The reason I believe both Half-Life games stood out at the time is that they offer a very simplistic gameplay experience; the lack of cutscenes and the fact that the main character doesn’t talk means you can very well detach yourself from the story if you want to. The outdoor levels in Half-Life 2 are still particularly impressive, using cliffs to hide the edges of the map and areas such as beaches, roads and the sea to make it look larger than it actually is.

The gunplay is rather standard fare, just run around in circles and strafe every enemy to death. Except for one segment (and I hope the dry cleaners folded my latest batch of clothes neatly, as the grumpy trousers are coming on now), where I had to shoot a gunship from the top of a lighthouse with the help of an RPG. I say help, for the first half-hour or so the missiles would just fly off in the complete opposite direction like an under-stimulated Terrier I’d just made the mistake of shouting “walkies” too. At first, I put this down to the gunships wearing their rocket-repellent cologne they kept reserved for special occasions and bar mitzvahs, but after a Google search it turned out you had to guide the rockets in using the launcher’s laser pointer. After you’d fired them.

There are numerous moments like this, where concepts introduced over three chapters ago are brought up once and never again. It’s usually something physics-related (“Did we mention we’d made a brand-new engine? Just in case you missed it, we’ll show it off another five or six billion times!”), but it never fails to slam the brakes on the pacing, like an Asian Hornet getting in through your car window whilst you’re hurtling down the A19.

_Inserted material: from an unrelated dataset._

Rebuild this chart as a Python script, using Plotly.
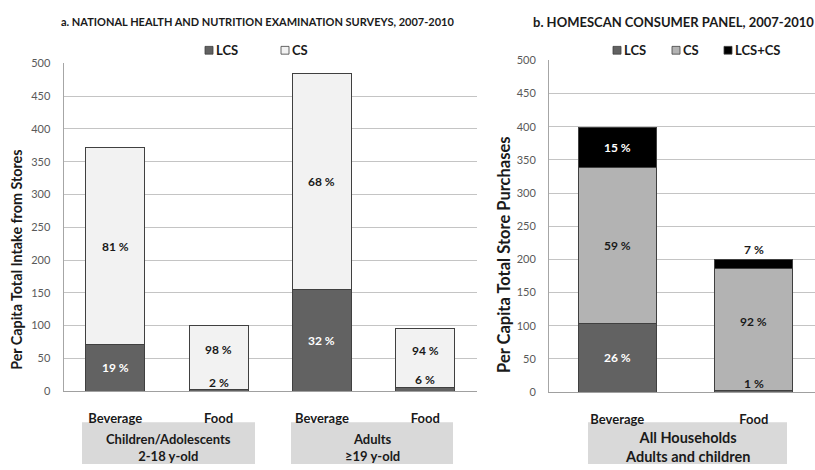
import plotly.graph_objects as go

# ---- Panel a: NHANES 2007-2010 ----
nhanes_types = ["Beverage", "Food", "Beverage", "Food"]
nhanes_groups = ["Children/Adolescents<br>2-18 y-old", "Adults<br>≥19 y-old"]
nhanes_total = [372, 100, 485, 95]
nhanes_lcs_pct = [19, 2, 32, 6]
nhanes_cs_pct = [81, 98, 68, 94]

# ---- Panel b: Homescan 2007-2010 ----
homescan_types = ["Beverage", "Food"]
homescan_groups = ["All Households<br>Adults and children"]
homescan_total = [399, 200]
homescan_lcs_pct = [26, 1]
homescan_cs_pct = [59, 92]
homescan_both_pct = [15, 7]

y_ticks = [0, 50, 100, 150, 200, 250, 300, 350, 400, 450, 500]

W, H = 815, 470
FONT = "Lato"
C_LCS = "#626262"
C_CS_A = "#f2f2f2"
C_CS_B = "#b3b3b3"
C_BOTH = "#000000"
EDGE = "#404040"
TXT = "#1a1a1a"


def px(x):
    return x / W


def py(y):
    return 1 - y / H


def seg(total, pct):
    return [t * p / 100 for t, p in zip(total, pct)]


fig = go.Figure()

xa = list(range(len(nhanes_types)))
xb = list(range(len(homescan_types)))

a_lcs = seg(nhanes_total, nhanes_lcs_pct)
a_cs = seg(nhanes_total, nhanes_cs_pct)
b_lcs = seg(homescan_total, homescan_lcs_pct)
b_cs = seg(homescan_total, homescan_cs_pct)
b_both = seg(homescan_total, homescan_both_pct)

bar_w = 0.57
for xs, vals, col, xaxis, yaxis in [
    (xa, a_lcs, C_LCS, "x", "y"),
    (xa, a_cs, C_CS_A, "x", "y"),
    (xb, b_lcs, C_LCS, "x2", "y2"),
    (xb, b_cs, C_CS_B, "x2", "y2"),
    (xb, b_both, C_BOTH, "x2", "y2"),
]:
    fig.add_trace(go.Bar(
        x=xs, y=vals, width=bar_w, xaxis=xaxis, yaxis=yaxis,
        marker=dict(color=col, line=dict(color=EDGE, width=1)),
        showlegend=False, hoverinfo="skip",
    ))

annotations = []
shapes = []


def text_at(x, y, text, size, **kw):
    d = dict(x=x, y=y, xref="paper", yref="paper", text=text, showarrow=False,
             xanchor="center", yanchor="middle",
             font=dict(family=FONT, size=size, color=TXT, weight="bold"))
    d.update(kw)
    annotations.append(d)


def label_bars(xs, segments, xref, yref):
    """segments: list of (values, pcts, text colour) from bottom to top."""
    for i, x in enumerate(xs):
        base = 0
        prev_small = False
        n = len(segments)
        for k, (vals, pcts, tcol) in enumerate(segments):
            v = vals[i]
            small = v < 20
            if small and k == 0:
                y, anchor, shift, col = base + v, "bottom", -2, TXT
            elif small and k == n - 1:
                y, anchor, shift, col = base + v, "bottom", 0, TXT
            else:
                y, anchor, shift, col = base + v / 2, "middle", (8 if prev_small else 0), tcol
            annotations.append(dict(
                x=x, y=y, xref=xref, yref=yref, text=f"{pcts[i]} %",
                showarrow=False, xanchor="center", yanchor=anchor, yshift=shift,
                font=dict(family=FONT, size=12, color=col, weight="bold"),
            ))
            prev_small = small
            base += v


label_bars(xa, [(a_lcs, nhanes_lcs_pct, "white"), (a_cs, nhanes_cs_pct, TXT)], "x", "y")
label_bars(xb, [(b_lcs, homescan_lcs_pct, "white"), (b_cs, homescan_cs_pct, TXT),
                (b_both, homescan_both_pct, "white")], "x2", "y2")

# panel titles
text_at(px(257), py(15), "a. NATIONAL HEALTH AND NUTRITION EXAMINATION SURVEYS, 2007-2010", 11)
text_at(px(673), py(15), "b. HOMESCAN CONSUMER PANEL, 2007-2010", 13)

# y-axis titles
text_at(px(17), py(260), "Per Capita Total Intake from Stores", 14.3, textangle=-90)
text_at(px(504), py(255), "Per Capita Total Store Purchases", 16.5, textangle=-90)


# legends
def legend_item(x0, label, color):
    shapes.append(dict(type="rect", xref="paper", yref="paper",
                       x0=px(x0), x1=px(x0 + 8), y0=py(48.5), y1=py(40.5),
                       fillcolor=color, line=dict(color=EDGE, width=0.8)))
    text_at(px(x0 + 9), py(44.5), label, 13, xanchor="left")


legend_item(205, "LCS", C_LCS)
legend_item(281, "CS", C_CS_A)
legend_item(613, "LCS", C_LCS)
legend_item(672, "CS", C_CS_B)
legend_item(724, "LCS+CS", C_BOTH)

# group boxes below the category labels
boxes = [
    (82, 255, 427, nhanes_groups[0], 13),
    (291, 453, 427, nhanes_groups[1], 13),
    (588, 787, 427, homescan_groups[0], 14.5),
]
for x0, x1, y0, txt, fs in boxes:
    shapes.append(dict(type="rect", xref="paper", yref="paper",
                       x0=px(x0), x1=px(x1), y0=py(470), y1=py(y0),
                       fillcolor="#d9d9d9", line=dict(width=0), layer="below"))
    text_at(px((x0 + x1) / 2), py(453), txt, fs)

yaxis_common = dict(
    range=[0, 500], tickvals=y_ticks, showgrid=True, gridcolor="#c4c4c4", gridwidth=1,
    showline=True, linecolor="#a6a6a6", linewidth=1, ticks="", zeroline=False,
    tickfont=dict(family=FONT, size=11, color="#595959"), ticklabelstandoff=10,
    fixedrange=True,
)
xaxis_common = dict(
    showgrid=False, showline=True, linecolor="#a0a0a0", linewidth=1, ticks="",
    zeroline=False, tickfont=dict(family=FONT, size=13, color=TXT, weight="bold"),
    ticklabelstandoff=15, fixedrange=True,
)

fig.update_layout(
    width=W, height=H, margin=dict(l=0, r=0, t=0, b=0),
    paper_bgcolor="white", plot_bgcolor="white",
    barmode="stack", showlegend=False,
    xaxis=dict(domain=[px(63.5), px(477)], range=[-0.5, 3.5],
               tickvals=xa, ticktext=nhanes_types, anchor="y", **xaxis_common),
    yaxis=dict(domain=[py(395), py(58)], anchor="x", **yaxis_common),
    xaxis2=dict(domain=[px(549), 1.0], range=[-0.5, 1.449],
                tickvals=xb, ticktext=homescan_types, anchor="y2", **xaxis_common),
    yaxis2=dict(domain=[py(396), py(55)], anchor="x2", **yaxis_common),
    annotations=annotations, shapes=shapes,
)

fig.write_html("out.html")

With the recent release of Half-Life: Alyx on Virtual Reality, the expense of the hardware meaning that maybe all of five people and their accountants can play it, you might appreciate a playthrough of Half-Life 2 as a time capsule. It seems that Valve won’t release a new instalment to the franchise unless it’s riding on the back of a technological breakthrough, so maybe in fifty years I’ll make another article on it whilst hooked up to the Matrix.